Nur elitäre Schnösel gegen Grüne Energiewende?


“Eines vorab: Ich bin parteiisch. Erst 1980 bin ich Parteimitglied der Grünen geworden. Aber schon 1973 habe ich den Segelsport am Rursee entdeckt, was sich bis heute nicht geändert hat.”
Ein langjähriger Grüner Kommunalpolitiker und Rurseefreund meldet sich zu Wort: Ein Leserbrief.
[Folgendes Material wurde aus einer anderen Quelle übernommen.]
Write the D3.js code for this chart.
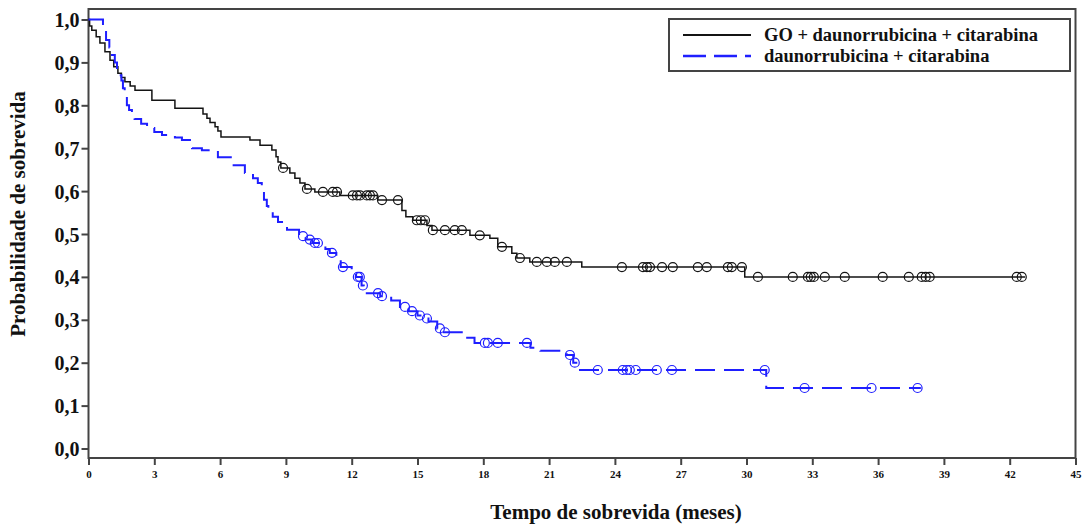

Foto: Rosemarie Schieren, Heimbach

Als Ausschuss- und später Ratsmitglied in einer Kommune, die von Rheinbraun und RWE dominiert wurde (Bergheim/Erft), waren die großen Energieversorgungsunternehmen (EVU) immer meine liebsten Feinde. Energiepolitik war in den 80iger Jahren unser wichtigstes Thema. Wir waren technikbegeisterte Verfechter einer modernen dezentralen und effizienten Energieversorgung. Und wir haben dabei immer auf die Stadtwerke gesetzt. Leider hat es mehr als 30 Jahre gedauert, bis unsere Visionen in greifbare Nähe rücken.

 

Dank des EEG und der plötzlichen Energiewende wird jetzt ein enormer Forschungsbedarf, im Bereich der Energiespeicherung offenbar.

 

30 Jahre lang wurde in Deutschland kein neues Pumpspeicherkraftwerk gebaut (Ausnahme: Goldisthal/Thüringen, wo dies nach dem Mauerfall noch möglich war).

 

Gegen neue PSW sprachen schwerwiegende Auswirkungen auf die Seeökologie, die Schädigung kleiner Lebewesen im Wasser (u.a. Fische), die Beeinträchtigung von Fischlaich und Uferbewuchs sowie die Störung der im Uferbereich nistenden Vögel. Gegenüber der Bevölkerung galten neue Pumpspeicherkraftwerke als nicht durchsetzbar.

 

Das scheint sich jetzt mit der Energiewende zu ändern.

 

Als „Manöver des letzten Augenblicks“ sollen traditionelle Pumpspeicherkraftwerke (PSW) die Lücke füllen, bis neue Speichertechnologien verfügbar sind. Klar ist schon jetzt: Pumpspeicher sind nur eine Interimslösung und nur ein Trippelschritt in die (falsche) Richtung. Denn zur Lösung des Speicherproblems wären in Deutschland Hunderte von Pumpspeichern nötig – eine Utopie.

 

Trotzdem geraten auch Standorte, die bislang für PSW undenkbar waren, in den Fokus.
Mit dem Rursee würde meines Erachtens ein herausragendes Erholungsgebiet geopfert, das nach erheblichen öffentlichen und privaten Investitionen endlich wieder großen Zuspruch bei Erholungswilligen und Naturfreunden findet. Zuvor war die Entwicklung etwa 20 Jahre lang rückläufig.

 

Trotz aller Beteuerungen des Projektentwicklers Trianel: Dieses zarte Pflänzchen steht mit dem Bau eines Pumpspeicher-Kraftwerks auf dem Spiel. Eine Region, die stark auf den Tourismus angewiesen ist, spielt hier mit dem Feuer. Freizeitnutzungen aller Art von Angeln bis Paddeln, Segeln, Schwimmen und Tauchen etc. werden deutlich an Attraktivität verlieren. Daran lassen auch die wachsweichen Bekundungen von Trianel keinen Zweifel. Wenn im 24-Stunden Rhythmus der Wasserstrom der Mosel aus dem See/in den See gepumpt wird, bleibt das nicht ohne ökologische Folgen.

 

Nach allen Erfahrungen mit öffentlichen Großvorhaben ist de facto von einer deutlich längeren Bauzeit auszugehen. Ob anschließend zum zweiten Mal eine Wiederbelebung des regionalen Tourismus gelingt, wage ich zu bezweifeln.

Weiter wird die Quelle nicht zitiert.